When Bank of America Merrill Lynch released its recent report on selfiesque spending it felt like a watershed moment akin to Tom Wolfe’s release of Bonfire of the Vanities. According to the report, “Vanity Capital: The global bull market in narcissism,” the developed nations (primarily) are spending $4.5 trillion on gear designed to make citizens feels cool, hot, visionary and fearless. Or something akin to that. In the hope that if they drive a Lincoln, they’ll finally enjoy jazz. See! Matthew McConaughey does. In any event, it’s more than the GDP of Germany. Some were shocked by all those trillions. I actually think it's low. Most of what we buy is an expression of self, at least in a consumer society.

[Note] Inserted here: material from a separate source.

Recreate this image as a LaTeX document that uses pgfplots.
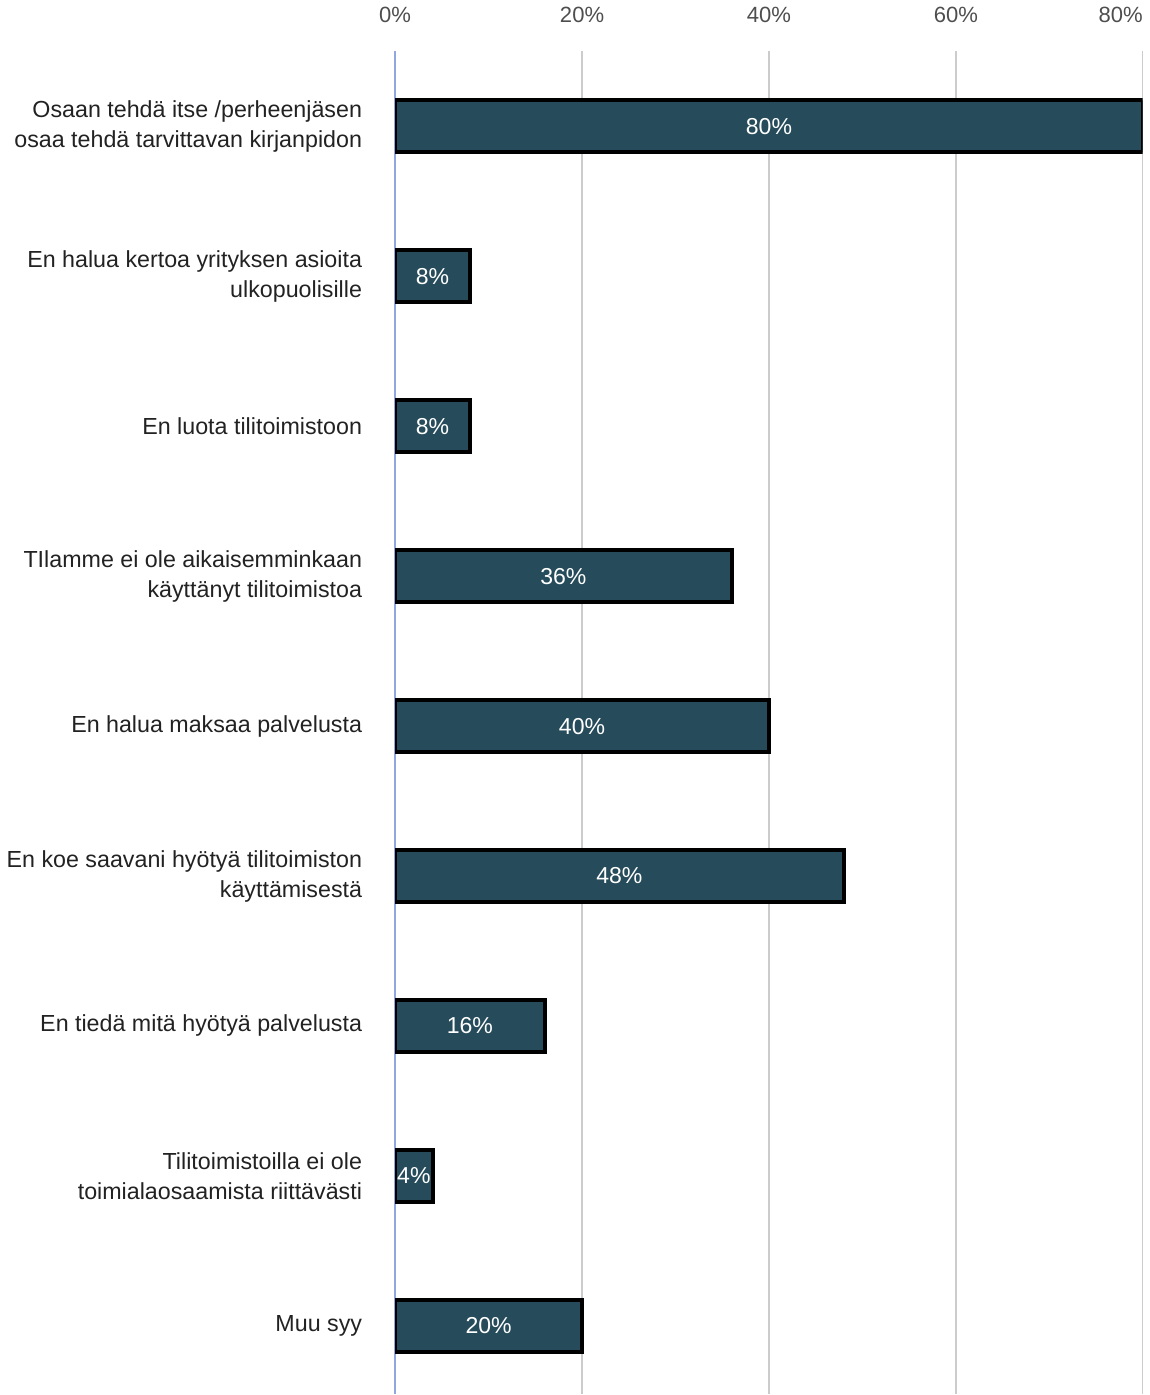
\documentclass[border=0pt]{standalone}
\usepackage{pgfplots}
\pgfplotsset{compat=1.18}
\usepackage{pgfplotstable}
\usepackage{fontspec}
\setmainfont{Liberation Sans}
\definecolor{barfill}{HTML}{264B5A}
\definecolor{gridgray}{HTML}{CCCCCC}
\definecolor{zeroline}{HTML}{8FA8E0}
\definecolor{labelgray}{HTML}{222222}

% share of respondents per reason (%)
\pgfplotstableread[col sep=comma]{
idx,value
0,80
1,8
2,8
3,36
4,40
5,48
6,16
7,4
8,20
}\reasons

\begin{document}
\begin{tikzpicture}
\begin{axis}[
  ,scale only axis
  ,width=373pt
  ,height=670pt
  ,xmin=0, xmax=80
  ,ymin=-0.5, ymax=8.456
  ,y dir=reverse
  ,axis line style={draw=none}
  ,tick style={draw=none}
  ,xtick={20,40,60,80}
  ,xticklabels={20\%,40\%,60\%,\llap{80\%}}
  ,extra x ticks={0}
  ,extra x tick labels={0\%}
  ,extra x tick style={grid=major, major grid style={zeroline, line width=0.8pt}}
  ,xticklabel pos=upper
  ,xticklabel style={font=\fontsize{11}{13}\selectfont, text=labelgray!80, yshift=11pt}
  ,xmajorgrids
  ,major grid style={gridgray, line width=0.7pt}
  ,ytick={0,...,8}
  ,yticklabels={
    {Osaan tehdä itse /perheenjäsen\\osaa tehdä tarvittavan kirjanpidon},
    {En halua kertoa yrityksen asioita\\ulkopuolisille},
    {En luota tilitoimistoon},
    {TIlamme ei ole aikaisemminkaan\\käyttänyt tilitoimistoa},
    {En halua maksaa palvelusta},
    {En koe saavani hyötyä tilitoimiston\\käyttämisestä},
    {En tiedä mitä hyötyä palvelusta},
    {Tilitoimistoilla ei ole\\toimialaosaamista riittävästi},
    {Muu syy}}
  ,yticklabel style={align=right, font=\fontsize{11.6}{15}\selectfont, text=labelgray, xshift=-13pt}
  ]
  \addplot[xbar, bar width=26pt, fill=barfill, draw=black, line width=2pt]
    table[x=value, y=idx] {\reasons};
  \addplot[draw=none, mark=none,
    point meta=explicit,
    nodes near coords={\pgfmathprintnumber[assume math mode=true]{\pgfplotspointmeta}\%},
    every node near coord/.style={anchor=center, text=white, font=\fontsize{11.5}{13}\selectfont}]
    table[x expr=\thisrow{value}/2, y=idx, meta=value] {\reasons};
\end{axis}
\end{tikzpicture}
\end{document}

While the BofA is probably the first financial institution to attempt to put a number on such expenditures and model the impact on the global economy, designers, manufacturers and marketers everywhere have long known the transformative promises of the right stuff. Retailers tragically have forgotten it.
How does the bank define such expenditures: Money spent in “the pursuit of, and the accumulation of, attributes and accessories to augment self-confidence by enhancing one’s appearance and prestige. It is self-actualization through self-improvement and self focus.” Let’s just hope BofA isn’t planning of serving as CFO to the charming Pope anytime soon.
It’s this desire for personal significance (Freud said it’s what we’re all really after, after all) that gets writ large and small in our world. Enough about your Brand, your features, your quality markers. What does my choice of you say about me?
The notion of distance closeness comes into play here. We have so many instruments of mass and personal communication, yet we still flail around trying to signal ourselves to ourselves and others through our choices of products and Brands. I’m a strict locavore! I understand single malt scotch! I have this year’s It Bag! My watch tells me I have an email! Before I was this, but now that I have X, I’m that!
The power of that transformation promise is magnetic and has us in its force field. If we could fully realize its alchemical (and price defying) potential within the retail setting the way Apple seems so effortlessly to do, we’d actually see that seemingly incredible $4.5 trillion escalate. As long as we’re flogging merchandise at deep, straining credulity discounts, we devalue the narcissistic joys of acquiring the next self-referential personality puzzle piece.